As leased-line costs grow and the demand for 3G and 4G data services ramps up, North American wireless operators might start switching to microwave technology for mobile backhaul instead.
'In North America, it's less than 5% of backhaul on microwave today,' said Michael Howard, principal and co-founder of Campbell, Calif.-based Infonetics Research. 'That will change going forward over the next few years. North America will see a huge upswing in microwave use.'
He estimated that 15% to 20% of U.S. mobile backhaul would be done over microwave in five years. Wireless carriers will not be alone in this trend: Global carriers have been using microwave technology much more broadly for years.
For them, leased lines have always been an extremely costly proposition. Now in the United States, the inability of copper lines to cover traffic needs means more expensive fiber or multiple T1 connections will be called for.
Howard said almost 60% of mobile backhaul in Europe, Asia, Africa and Central and Latin America is done over microwave. U.S. carriers have been slow to adopt the technology because leased lines have been relatively cheap. Foreign carriers were prompted to use microwave by the high prices or daunting green field deployment costs.
As mobile users become more and more data hungry, the copper lines that outfit many cell sites in the United States just won't cut it. The problem will become more pressing when Sprint brings WiMax and Verizon and AT&T bring Long Term Evolution (LTE) to market during the next five years.
With the first iPhone, for example, average data usage more than doubled, and now that applications are taking advantage of the faster connection to stream music, video and other data, bandwidth needs are sure to increase.
'Typically, the situation is you have leased lines, and if you can get additional leased lines at a competitive price, that is our competition,' said Amir Zoufonoun, CEO of Exalt Communications Inc., a Campbell, Calif.-based microwave equipment manufacturer. 'With WiMax and LTE, the model blows up. It's not scalable.'
Zoufonoun said U.S. service providers already spend $8 billion a year on leased lines, and the operational expenses are just too great to continue adding T1 lines for each site.
Even before the 4G services hit, however, some service providers have found profitable uses for microwave backhaul, which often runs several times over the cost of its wired counterparts to deploy but can pay for itself in saved leasing costs.
Jordan Young, a network operations engineer for Texas service provider Partnership Broadband, said servicing many of his company's rural customers would be impossible using many traditional methods.
DSL, he said, was tricky because underground telephone lines were allowed to corrode and decay.
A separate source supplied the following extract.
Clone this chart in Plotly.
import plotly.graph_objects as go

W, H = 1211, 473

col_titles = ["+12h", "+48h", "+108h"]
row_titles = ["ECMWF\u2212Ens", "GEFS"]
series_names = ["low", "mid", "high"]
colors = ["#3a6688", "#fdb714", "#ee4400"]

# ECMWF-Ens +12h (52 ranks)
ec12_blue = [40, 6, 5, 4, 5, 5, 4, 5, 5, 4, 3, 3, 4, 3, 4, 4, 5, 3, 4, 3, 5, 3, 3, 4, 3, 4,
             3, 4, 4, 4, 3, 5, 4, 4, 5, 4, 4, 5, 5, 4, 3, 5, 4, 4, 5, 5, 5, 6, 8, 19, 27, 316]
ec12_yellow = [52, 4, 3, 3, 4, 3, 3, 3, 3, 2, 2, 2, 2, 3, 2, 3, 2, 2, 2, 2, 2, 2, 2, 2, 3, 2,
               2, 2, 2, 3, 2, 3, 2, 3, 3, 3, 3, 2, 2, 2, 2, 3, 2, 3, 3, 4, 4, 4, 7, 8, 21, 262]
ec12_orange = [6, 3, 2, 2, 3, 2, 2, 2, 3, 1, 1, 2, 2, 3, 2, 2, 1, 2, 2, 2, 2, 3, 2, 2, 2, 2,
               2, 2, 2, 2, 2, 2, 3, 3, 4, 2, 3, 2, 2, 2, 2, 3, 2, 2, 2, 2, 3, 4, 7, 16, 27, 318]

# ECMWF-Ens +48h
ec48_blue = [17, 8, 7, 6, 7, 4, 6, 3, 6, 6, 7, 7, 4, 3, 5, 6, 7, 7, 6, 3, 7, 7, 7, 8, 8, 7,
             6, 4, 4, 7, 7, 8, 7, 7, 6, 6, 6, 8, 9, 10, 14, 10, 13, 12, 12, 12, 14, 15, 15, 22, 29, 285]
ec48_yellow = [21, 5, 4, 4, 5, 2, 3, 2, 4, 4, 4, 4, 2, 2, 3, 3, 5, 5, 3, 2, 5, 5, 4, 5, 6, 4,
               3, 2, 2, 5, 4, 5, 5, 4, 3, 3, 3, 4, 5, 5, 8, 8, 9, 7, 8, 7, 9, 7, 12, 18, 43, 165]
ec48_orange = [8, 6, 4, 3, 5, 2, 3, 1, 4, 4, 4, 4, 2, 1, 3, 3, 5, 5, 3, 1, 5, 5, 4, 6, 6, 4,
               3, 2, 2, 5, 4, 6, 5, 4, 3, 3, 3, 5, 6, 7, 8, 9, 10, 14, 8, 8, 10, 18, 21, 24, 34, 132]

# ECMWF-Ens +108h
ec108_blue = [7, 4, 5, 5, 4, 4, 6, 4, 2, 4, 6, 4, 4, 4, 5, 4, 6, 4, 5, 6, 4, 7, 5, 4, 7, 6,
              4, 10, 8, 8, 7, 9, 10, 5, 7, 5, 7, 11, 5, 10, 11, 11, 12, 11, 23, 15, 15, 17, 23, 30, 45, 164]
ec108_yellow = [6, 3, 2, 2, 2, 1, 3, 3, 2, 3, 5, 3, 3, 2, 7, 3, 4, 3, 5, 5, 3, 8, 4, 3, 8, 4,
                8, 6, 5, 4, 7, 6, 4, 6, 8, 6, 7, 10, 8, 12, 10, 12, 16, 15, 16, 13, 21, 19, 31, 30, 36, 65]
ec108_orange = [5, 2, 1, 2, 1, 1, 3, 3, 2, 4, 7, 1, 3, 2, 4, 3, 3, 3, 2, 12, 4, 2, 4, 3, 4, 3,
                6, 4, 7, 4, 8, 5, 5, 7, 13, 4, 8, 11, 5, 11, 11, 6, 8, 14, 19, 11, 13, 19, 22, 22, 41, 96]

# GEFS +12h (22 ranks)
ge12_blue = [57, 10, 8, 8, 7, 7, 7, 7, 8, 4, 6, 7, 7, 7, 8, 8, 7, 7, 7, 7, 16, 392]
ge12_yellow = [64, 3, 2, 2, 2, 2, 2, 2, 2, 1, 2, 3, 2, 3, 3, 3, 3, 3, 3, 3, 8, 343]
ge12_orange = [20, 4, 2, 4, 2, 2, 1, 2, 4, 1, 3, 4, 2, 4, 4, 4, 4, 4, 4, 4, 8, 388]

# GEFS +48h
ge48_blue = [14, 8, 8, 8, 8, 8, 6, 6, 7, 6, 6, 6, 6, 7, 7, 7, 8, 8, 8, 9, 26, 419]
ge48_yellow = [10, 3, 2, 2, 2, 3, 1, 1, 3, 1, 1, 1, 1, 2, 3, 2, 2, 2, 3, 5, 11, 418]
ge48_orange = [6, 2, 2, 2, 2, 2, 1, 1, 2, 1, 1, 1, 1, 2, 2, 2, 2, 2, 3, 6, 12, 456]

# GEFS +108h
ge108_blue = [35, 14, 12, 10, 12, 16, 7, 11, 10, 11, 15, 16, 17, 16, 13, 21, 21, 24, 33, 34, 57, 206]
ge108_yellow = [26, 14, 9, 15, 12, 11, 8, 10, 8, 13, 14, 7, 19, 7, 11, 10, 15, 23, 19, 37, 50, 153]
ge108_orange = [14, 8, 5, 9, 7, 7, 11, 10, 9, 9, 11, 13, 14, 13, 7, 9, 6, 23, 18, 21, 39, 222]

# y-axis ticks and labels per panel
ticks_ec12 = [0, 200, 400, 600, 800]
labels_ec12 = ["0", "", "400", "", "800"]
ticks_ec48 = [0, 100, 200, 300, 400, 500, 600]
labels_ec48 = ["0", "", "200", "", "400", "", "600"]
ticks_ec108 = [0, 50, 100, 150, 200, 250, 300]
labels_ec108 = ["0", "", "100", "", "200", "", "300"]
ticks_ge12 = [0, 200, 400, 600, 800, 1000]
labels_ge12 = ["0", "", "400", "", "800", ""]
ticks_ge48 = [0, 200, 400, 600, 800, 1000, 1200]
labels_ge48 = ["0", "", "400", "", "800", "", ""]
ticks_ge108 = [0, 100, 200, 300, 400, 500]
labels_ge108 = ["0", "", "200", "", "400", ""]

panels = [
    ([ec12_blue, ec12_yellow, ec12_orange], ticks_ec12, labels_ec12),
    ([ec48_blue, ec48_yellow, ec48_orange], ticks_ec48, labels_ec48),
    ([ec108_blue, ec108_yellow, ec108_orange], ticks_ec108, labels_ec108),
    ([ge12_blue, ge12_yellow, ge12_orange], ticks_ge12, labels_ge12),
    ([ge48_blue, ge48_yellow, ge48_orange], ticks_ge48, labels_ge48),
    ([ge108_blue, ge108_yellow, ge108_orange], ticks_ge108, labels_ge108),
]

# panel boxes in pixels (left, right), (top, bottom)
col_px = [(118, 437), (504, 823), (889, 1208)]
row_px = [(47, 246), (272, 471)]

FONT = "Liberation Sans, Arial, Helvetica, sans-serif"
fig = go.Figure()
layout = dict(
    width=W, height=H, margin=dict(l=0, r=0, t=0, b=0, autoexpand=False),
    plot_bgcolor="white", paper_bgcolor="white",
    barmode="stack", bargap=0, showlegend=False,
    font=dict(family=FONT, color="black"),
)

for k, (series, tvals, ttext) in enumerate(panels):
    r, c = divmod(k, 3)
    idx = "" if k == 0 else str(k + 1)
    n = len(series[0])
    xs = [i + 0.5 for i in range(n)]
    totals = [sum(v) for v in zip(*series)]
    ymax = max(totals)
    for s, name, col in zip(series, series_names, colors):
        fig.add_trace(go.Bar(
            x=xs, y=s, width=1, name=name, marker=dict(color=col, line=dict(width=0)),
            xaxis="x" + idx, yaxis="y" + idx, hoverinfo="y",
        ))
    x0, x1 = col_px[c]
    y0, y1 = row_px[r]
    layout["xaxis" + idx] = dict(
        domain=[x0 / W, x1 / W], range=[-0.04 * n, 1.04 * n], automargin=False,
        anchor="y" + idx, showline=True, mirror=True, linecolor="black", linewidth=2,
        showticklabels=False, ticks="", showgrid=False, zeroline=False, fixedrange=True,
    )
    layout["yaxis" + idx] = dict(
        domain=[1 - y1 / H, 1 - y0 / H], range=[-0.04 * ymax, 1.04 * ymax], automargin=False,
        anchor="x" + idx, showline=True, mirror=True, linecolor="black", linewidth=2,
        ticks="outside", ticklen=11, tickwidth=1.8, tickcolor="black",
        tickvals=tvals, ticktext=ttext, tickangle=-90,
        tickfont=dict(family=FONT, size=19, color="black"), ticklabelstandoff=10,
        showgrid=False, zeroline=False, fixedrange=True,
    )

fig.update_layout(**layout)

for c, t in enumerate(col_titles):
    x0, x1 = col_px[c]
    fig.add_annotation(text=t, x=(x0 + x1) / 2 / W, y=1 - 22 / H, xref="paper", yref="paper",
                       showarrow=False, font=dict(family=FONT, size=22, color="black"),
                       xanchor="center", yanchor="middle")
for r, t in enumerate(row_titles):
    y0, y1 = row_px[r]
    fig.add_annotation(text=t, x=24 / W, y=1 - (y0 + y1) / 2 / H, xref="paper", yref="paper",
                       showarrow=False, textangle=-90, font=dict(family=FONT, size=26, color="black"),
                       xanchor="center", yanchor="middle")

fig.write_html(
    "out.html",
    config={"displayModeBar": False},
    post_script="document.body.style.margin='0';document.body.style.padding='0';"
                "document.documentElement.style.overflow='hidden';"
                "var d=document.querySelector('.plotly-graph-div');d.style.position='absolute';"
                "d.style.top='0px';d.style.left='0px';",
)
Also, fiber providers were uninterested in deploying in the region because the low population density made the move unprofitable.
That left costly satellite options -- or beaming microwave from a central location to various sites, and then creating a small local wireless broadband network.
'Using wireless backhaul we're able to go in with a very low entry [cost] point,' he said. 'We're able to be very competitive.'
And so far, Young said, the microwave spectrum has been very robust, requiring only a line of sight to have a strong signal between points in the network.